## AIM OF THE TASK:
Output exactly the lines from the first line of the records below through the line containing "flysch, kalk, kristallin];", both included, leaving out any pictures.

--- Begin ---

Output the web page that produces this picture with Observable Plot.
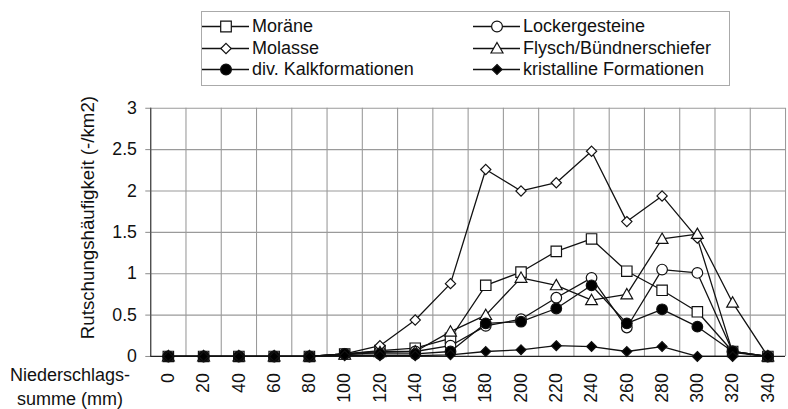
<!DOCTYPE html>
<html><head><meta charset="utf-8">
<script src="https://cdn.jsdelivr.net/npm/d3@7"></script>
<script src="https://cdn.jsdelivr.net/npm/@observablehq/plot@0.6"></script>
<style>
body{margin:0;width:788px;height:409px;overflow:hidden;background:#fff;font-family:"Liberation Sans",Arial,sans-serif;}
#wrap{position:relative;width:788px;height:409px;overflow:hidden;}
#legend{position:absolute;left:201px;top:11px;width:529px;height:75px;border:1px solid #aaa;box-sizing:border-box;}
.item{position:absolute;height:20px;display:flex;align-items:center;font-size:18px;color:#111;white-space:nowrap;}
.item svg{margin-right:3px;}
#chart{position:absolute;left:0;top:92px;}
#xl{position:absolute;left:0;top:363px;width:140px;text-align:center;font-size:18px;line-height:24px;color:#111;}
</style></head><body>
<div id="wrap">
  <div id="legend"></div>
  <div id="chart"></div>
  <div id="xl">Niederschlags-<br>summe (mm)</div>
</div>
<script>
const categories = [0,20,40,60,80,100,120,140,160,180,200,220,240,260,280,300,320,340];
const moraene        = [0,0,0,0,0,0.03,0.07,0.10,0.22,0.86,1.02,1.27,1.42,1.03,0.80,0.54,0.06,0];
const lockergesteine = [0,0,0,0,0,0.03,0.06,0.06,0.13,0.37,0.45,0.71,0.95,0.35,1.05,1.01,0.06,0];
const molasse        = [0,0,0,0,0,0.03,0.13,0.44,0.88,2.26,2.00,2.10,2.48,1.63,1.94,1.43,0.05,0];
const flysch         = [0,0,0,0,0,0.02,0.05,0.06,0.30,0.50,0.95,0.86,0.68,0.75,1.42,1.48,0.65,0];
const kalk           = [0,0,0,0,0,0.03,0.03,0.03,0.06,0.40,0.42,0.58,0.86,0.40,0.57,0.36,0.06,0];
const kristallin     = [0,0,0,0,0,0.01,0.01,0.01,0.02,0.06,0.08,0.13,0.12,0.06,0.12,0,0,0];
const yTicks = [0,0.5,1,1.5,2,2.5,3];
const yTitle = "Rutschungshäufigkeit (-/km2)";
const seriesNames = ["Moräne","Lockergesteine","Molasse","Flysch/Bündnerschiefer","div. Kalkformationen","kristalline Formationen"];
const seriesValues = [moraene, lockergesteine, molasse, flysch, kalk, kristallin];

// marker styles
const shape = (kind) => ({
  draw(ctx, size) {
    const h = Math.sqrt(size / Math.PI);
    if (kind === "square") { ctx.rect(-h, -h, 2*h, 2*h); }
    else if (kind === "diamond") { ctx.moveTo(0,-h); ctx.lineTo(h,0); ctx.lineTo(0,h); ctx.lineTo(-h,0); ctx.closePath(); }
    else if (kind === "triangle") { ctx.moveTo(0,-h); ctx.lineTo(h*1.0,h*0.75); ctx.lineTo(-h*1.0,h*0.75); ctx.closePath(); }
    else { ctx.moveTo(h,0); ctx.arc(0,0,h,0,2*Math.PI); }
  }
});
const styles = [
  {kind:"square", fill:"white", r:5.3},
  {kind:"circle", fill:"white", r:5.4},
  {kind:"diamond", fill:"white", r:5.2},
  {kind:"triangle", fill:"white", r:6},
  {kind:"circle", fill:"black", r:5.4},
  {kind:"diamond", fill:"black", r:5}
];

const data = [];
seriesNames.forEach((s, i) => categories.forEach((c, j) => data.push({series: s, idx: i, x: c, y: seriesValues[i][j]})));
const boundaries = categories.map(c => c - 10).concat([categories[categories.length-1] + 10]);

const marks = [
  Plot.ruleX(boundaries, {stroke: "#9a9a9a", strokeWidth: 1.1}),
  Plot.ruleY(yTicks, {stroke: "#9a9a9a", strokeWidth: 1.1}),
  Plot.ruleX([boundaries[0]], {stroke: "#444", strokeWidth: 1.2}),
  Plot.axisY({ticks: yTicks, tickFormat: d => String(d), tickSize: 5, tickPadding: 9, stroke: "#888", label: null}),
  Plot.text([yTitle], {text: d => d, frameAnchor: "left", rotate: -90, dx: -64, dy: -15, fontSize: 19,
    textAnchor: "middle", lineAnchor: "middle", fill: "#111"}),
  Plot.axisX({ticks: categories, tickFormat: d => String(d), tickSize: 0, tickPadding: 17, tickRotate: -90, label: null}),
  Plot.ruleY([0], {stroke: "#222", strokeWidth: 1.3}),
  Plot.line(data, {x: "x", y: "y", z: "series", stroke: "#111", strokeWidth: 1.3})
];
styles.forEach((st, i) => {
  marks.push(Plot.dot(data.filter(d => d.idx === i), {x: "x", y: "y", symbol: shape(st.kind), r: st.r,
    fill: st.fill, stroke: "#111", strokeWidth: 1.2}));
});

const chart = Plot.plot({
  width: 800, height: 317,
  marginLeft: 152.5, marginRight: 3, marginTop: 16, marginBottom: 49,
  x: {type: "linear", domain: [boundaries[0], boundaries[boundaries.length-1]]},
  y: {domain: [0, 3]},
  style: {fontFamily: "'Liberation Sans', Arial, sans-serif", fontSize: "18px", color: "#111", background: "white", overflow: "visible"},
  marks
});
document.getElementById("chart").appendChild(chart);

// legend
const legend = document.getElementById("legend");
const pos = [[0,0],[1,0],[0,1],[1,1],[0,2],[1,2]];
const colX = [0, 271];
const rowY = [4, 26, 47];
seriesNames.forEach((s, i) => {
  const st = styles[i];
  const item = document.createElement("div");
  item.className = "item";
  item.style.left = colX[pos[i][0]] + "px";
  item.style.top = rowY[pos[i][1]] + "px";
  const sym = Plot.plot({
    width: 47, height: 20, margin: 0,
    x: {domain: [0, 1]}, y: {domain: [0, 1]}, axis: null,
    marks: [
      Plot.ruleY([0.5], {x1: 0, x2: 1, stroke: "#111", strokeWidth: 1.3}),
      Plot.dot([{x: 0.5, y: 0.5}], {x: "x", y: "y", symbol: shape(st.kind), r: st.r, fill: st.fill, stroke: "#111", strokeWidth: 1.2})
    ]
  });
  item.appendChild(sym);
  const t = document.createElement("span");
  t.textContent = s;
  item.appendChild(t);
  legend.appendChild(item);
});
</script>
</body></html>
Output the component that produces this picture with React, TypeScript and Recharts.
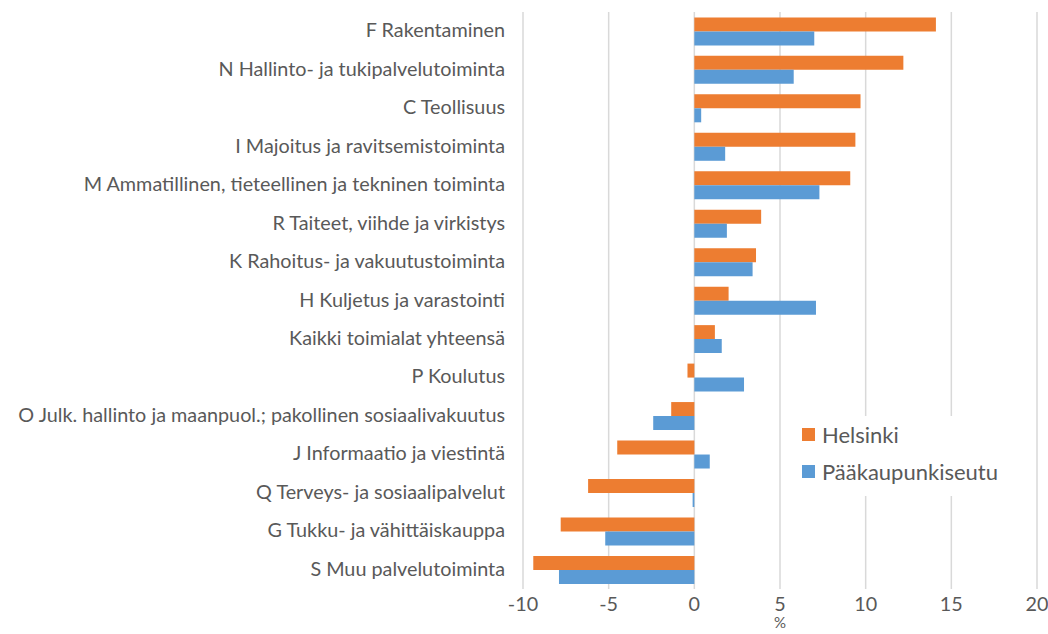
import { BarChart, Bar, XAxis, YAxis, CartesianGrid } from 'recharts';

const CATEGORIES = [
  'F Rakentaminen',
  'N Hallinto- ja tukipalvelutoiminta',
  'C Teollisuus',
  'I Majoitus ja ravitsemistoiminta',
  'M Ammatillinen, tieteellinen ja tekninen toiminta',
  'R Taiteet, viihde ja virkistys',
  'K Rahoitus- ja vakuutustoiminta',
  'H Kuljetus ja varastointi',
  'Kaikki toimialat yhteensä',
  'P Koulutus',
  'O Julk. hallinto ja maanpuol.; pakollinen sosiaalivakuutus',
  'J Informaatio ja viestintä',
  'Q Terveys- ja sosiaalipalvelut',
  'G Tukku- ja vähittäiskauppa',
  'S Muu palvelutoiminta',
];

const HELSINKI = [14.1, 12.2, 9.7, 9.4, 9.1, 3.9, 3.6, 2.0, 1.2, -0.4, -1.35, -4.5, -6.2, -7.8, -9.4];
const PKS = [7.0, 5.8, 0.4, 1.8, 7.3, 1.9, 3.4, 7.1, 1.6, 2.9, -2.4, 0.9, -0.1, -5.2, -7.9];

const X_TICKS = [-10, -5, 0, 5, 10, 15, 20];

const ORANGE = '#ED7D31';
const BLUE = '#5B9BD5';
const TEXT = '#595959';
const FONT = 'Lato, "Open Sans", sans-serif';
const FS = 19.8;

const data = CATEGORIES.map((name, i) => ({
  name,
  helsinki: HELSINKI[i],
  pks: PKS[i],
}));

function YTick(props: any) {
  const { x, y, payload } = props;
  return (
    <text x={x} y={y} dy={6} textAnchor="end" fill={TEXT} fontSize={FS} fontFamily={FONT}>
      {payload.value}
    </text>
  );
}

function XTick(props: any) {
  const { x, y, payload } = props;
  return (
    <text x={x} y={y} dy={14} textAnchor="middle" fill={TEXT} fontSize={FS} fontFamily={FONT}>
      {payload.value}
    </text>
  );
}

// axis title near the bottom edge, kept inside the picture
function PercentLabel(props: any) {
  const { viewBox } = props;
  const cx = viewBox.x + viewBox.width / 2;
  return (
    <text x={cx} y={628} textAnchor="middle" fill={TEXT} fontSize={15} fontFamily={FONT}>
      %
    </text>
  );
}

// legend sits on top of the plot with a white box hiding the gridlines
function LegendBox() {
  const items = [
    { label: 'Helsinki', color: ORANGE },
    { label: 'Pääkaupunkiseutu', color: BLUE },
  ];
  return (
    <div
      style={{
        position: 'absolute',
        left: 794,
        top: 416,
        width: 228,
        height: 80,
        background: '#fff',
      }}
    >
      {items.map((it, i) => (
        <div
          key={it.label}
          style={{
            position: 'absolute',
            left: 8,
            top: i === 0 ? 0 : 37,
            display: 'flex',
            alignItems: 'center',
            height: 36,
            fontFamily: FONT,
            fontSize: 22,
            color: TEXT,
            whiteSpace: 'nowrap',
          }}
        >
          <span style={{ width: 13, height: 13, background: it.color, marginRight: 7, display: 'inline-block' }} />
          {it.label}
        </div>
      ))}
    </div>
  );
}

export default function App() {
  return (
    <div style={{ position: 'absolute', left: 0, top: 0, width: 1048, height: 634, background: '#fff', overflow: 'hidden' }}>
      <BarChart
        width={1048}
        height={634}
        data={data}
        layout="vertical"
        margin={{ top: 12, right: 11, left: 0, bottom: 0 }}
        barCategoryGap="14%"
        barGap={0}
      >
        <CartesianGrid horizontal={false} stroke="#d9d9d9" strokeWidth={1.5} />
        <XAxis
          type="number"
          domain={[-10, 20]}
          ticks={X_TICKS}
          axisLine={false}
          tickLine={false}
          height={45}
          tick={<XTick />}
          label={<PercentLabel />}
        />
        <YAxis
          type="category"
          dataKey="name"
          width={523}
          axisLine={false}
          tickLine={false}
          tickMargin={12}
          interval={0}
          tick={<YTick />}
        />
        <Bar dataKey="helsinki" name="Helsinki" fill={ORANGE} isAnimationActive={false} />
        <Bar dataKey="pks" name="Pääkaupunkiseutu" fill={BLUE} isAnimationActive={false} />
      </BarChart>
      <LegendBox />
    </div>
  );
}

--- End ---

## RESPONSE:
Output the web page that produces this picture with Observable Plot.
<!DOCTYPE html>
<html><head><meta charset="utf-8">
<script src="https://cdn.jsdelivr.net/npm/d3@7"></script>
<script src="https://cdn.jsdelivr.net/npm/@observablehq/plot@0.6"></script>
<style>
body{margin:0;width:788px;height:409px;overflow:hidden;background:#fff;font-family:"Liberation Sans",Arial,sans-serif;}
#wrap{position:relative;width:788px;height:409px;overflow:hidden;}
#legend{position:absolute;left:201px;top:11px;width:529px;height:75px;border:1px solid #aaa;box-sizing:border-box;}
.item{position:absolute;height:20px;display:flex;align-items:center;font-size:18px;color:#111;white-space:nowrap;}
.item svg{margin-right:3px;}
#chart{position:absolute;left:0;top:92px;}
#xl{position:absolute;left:0;top:363px;width:140px;text-align:center;font-size:18px;line-height:24px;color:#111;}
</style></head><body>
<div id="wrap">
  <div id="legend"></div>
  <div id="chart"></div>
  <div id="xl">Niederschlags-<br>summe (mm)</div>
</div>
<script>
const categories = [0,20,40,60,80,100,120,140,160,180,200,220,240,260,280,300,320,340];
const moraene        = [0,0,0,0,0,0.03,0.07,0.10,0.22,0.86,1.02,1.27,1.42,1.03,0.80,0.54,0.06,0];
const lockergesteine = [0,0,0,0,0,0.03,0.06,0.06,0.13,0.37,0.45,0.71,0.95,0.35,1.05,1.01,0.06,0];
const molasse        = [0,0,0,0,0,0.03,0.13,0.44,0.88,2.26,2.00,2.10,2.48,1.63,1.94,1.43,0.05,0];
const flysch         = [0,0,0,0,0,0.02,0.05,0.06,0.30,0.50,0.95,0.86,0.68,0.75,1.42,1.48,0.65,0];
const kalk           = [0,0,0,0,0,0.03,0.03,0.03,0.06,0.40,0.42,0.58,0.86,0.40,0.57,0.36,0.06,0];
const kristallin     = [0,0,0,0,0,0.01,0.01,0.01,0.02,0.06,0.08,0.13,0.12,0.06,0.12,0,0,0];
const yTicks = [0,0.5,1,1.5,2,2.5,3];
const yTitle = "Rutschungshäufigkeit (-/km2)";
const seriesNames = ["Moräne","Lockergesteine","Molasse","Flysch/Bündnerschiefer","div. Kalkformationen","kristalline Formationen"];
const seriesValues = [moraene, lockergesteine, molasse, flysch, kalk, kristallin];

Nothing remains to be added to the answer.